Regarding payment of markup, Finance Division has apprised that after taking PHL debt as a Public debt, ECC/Cabinet also approved that Power Division/PHL shall continue to pay markup recovered through tariff and in case of shortfall will either be met through DS surcharge or efficiency gains.

In this connection, necessary amendment in Nepra Act has been made through an Ordinance in March, 2021, therefore, additional financial cost surcharge of markup payment may be imposed with the approval of the ECC/Cabinet in accordance with the Ordinance, keeping in view the savings/gains in the present Debt Servicing (DS) surcharge due to rollover of Syndicate Term Finance Facility (s) (STFFs) and repayment of PHL’s debt.
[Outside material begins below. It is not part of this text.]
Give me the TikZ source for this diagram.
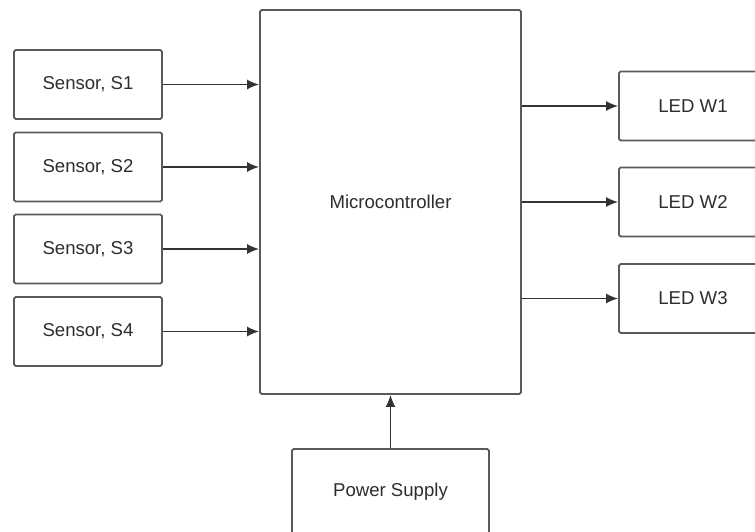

Finance Division will not support the provision of markup through budgetary mechanism due to financial constraints.

Pursuant to the ECC’s decision of July, 2021, non-cash settlement to be carried out during forthcoming financial year 2022-23, after provision of budgetary allocation and reconciliation among Power Division, Finance Division and Economic Affairs Division.

Finance Division further stated that non-payment from K-Electric- for the CFY 2021-22, an amount of Rs56 billion has exclusively been earmarked for K-Electric Tariff Differential Subsidy (TDS), however, till date no funds have been released on this account. Power Division may resolve the pending issues of K-Electric immediately and may release the outstanding claims, if any.

Discos’ losses - Finance Division is of the view that it is essentially required that additional efforts to be made by the Power Division in restricting the line losses strictly in line with the Nepra determination to control the increase of its flow in circular debt so the targets of improvement plan of line/distribution losses to be achieved.

In addition to this, Nepra should timely determine the distribution tariff in the stipulated period of time given in the Nepra’s Act so the adverse impact in the circular debt accumulation due to late determination of tariff will be minimized.

Finance Division is further of the view that its comments may become part of the revised CDMP, to be published in the official gazette after its approval from the competent forum.